> [Required work]: Retype only what runs from the first line of the listing to the line holding "ax2.tick_params(axis='y', length=3, labelsize=13, pad=4)", both included. Do not retype the pictures.

---*---

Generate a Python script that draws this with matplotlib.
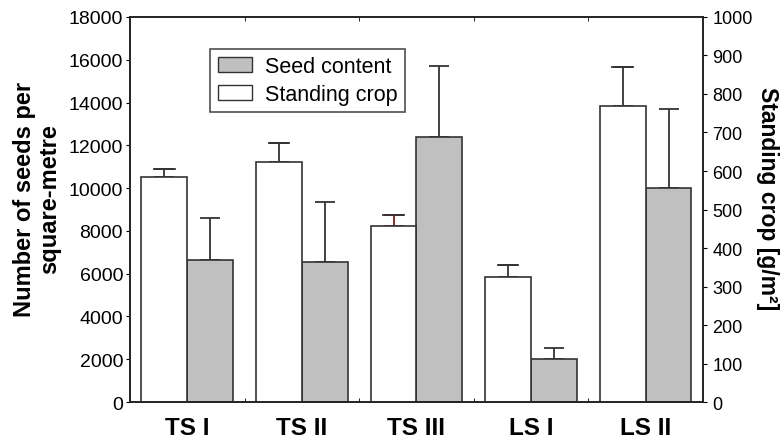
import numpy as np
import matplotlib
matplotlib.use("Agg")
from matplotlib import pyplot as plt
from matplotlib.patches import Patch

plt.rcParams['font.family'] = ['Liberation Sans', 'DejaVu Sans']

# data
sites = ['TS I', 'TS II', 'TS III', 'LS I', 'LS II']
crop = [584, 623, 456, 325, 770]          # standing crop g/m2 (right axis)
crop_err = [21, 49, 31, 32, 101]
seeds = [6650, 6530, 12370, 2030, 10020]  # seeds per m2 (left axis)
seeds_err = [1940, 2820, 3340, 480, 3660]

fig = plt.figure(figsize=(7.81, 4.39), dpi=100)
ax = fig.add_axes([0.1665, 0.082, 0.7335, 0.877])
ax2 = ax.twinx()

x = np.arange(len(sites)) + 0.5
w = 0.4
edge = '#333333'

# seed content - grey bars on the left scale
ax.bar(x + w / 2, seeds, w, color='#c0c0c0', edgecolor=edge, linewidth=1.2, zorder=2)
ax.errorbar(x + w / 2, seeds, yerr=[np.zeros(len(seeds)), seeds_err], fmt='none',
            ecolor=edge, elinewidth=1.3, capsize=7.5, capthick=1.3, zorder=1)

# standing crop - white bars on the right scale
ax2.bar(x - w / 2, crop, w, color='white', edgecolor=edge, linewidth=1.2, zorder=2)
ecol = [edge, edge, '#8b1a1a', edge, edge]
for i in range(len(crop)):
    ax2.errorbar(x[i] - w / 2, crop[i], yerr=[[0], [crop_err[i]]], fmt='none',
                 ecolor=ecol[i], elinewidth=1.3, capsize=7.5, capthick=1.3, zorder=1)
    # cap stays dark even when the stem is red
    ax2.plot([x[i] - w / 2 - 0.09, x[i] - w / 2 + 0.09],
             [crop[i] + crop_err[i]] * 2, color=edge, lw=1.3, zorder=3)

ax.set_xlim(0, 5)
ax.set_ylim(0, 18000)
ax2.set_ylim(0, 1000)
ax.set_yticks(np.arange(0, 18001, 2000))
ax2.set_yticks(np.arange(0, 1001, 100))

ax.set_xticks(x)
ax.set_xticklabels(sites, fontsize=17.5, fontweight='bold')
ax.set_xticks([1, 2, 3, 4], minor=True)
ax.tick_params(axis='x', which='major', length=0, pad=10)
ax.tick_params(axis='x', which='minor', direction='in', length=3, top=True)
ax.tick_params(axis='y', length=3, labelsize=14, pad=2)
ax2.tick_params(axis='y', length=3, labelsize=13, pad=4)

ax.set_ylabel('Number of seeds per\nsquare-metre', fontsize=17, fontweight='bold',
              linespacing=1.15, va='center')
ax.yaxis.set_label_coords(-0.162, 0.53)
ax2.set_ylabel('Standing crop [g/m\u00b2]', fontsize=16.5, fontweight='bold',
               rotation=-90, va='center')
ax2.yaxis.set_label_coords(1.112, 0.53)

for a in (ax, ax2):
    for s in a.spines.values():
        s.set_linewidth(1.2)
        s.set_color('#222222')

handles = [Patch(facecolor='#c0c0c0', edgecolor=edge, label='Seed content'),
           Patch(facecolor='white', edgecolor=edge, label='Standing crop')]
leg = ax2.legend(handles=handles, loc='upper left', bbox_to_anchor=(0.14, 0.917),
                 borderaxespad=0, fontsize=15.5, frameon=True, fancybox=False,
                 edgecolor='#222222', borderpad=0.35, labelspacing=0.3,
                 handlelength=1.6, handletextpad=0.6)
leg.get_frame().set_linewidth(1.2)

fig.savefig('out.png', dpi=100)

---*---

> [Answer to the problem]:
Generate a Python script that draws this with matplotlib.
import numpy as np
import matplotlib
matplotlib.use("Agg")
from matplotlib import pyplot as plt
from matplotlib.patches import Patch

plt.rcParams['font.family'] = ['Liberation Sans', 'DejaVu Sans']

# data
sites = ['TS I', 'TS II', 'TS III', 'LS I', 'LS II']
crop = [584, 623, 456, 325, 770]          # standing crop g/m2 (right axis)
crop_err = [21, 49, 31, 32, 101]
seeds = [6650, 6530, 12370, 2030, 10020]  # seeds per m2 (left axis)
seeds_err = [1940, 2820, 3340, 480, 3660]

fig = plt.figure(figsize=(7.81, 4.39), dpi=100)
ax = fig.add_axes([0.1665, 0.082, 0.7335, 0.877])
ax2 = ax.twinx()

x = np.arange(len(sites)) + 0.5
w = 0.4
edge = '#333333'

# seed content - grey bars on the left scale
ax.bar(x + w / 2, seeds, w, color='#c0c0c0', edgecolor=edge, linewidth=1.2, zorder=2)
ax.errorbar(x + w / 2, seeds, yerr=[np.zeros(len(seeds)), seeds_err], fmt='none',
            ecolor=edge, elinewidth=1.3, capsize=7.5, capthick=1.3, zorder=1)

# standing crop - white bars on the right scale
ax2.bar(x - w / 2, crop, w, color='white', edgecolor=edge, linewidth=1.2, zorder=2)
ecol = [edge, edge, '#8b1a1a', edge, edge]
for i in range(len(crop)):
    ax2.errorbar(x[i] - w / 2, crop[i], yerr=[[0], [crop_err[i]]], fmt='none',
                 ecolor=ecol[i], elinewidth=1.3, capsize=7.5, capthick=1.3, zorder=1)
    # cap stays dark even when the stem is red
    ax2.plot([x[i] - w / 2 - 0.09, x[i] - w / 2 + 0.09],
             [crop[i] + crop_err[i]] * 2, color=edge, lw=1.3, zorder=3)

ax.set_xlim(0, 5)
ax.set_ylim(0, 18000)
ax2.set_ylim(0, 1000)
ax.set_yticks(np.arange(0, 18001, 2000))
ax2.set_yticks(np.arange(0, 1001, 100))

ax.set_xticks(x)
ax.set_xticklabels(sites, fontsize=17.5, fontweight='bold')
ax.set_xticks([1, 2, 3, 4], minor=True)
ax.tick_params(axis='x', which='major', length=0, pad=10)
ax.tick_params(axis='x', which='minor', direction='in', length=3, top=True)
ax.tick_params(axis='y', length=3, labelsize=14, pad=2)
ax2.tick_params(axis='y', length=3, labelsize=13, pad=4)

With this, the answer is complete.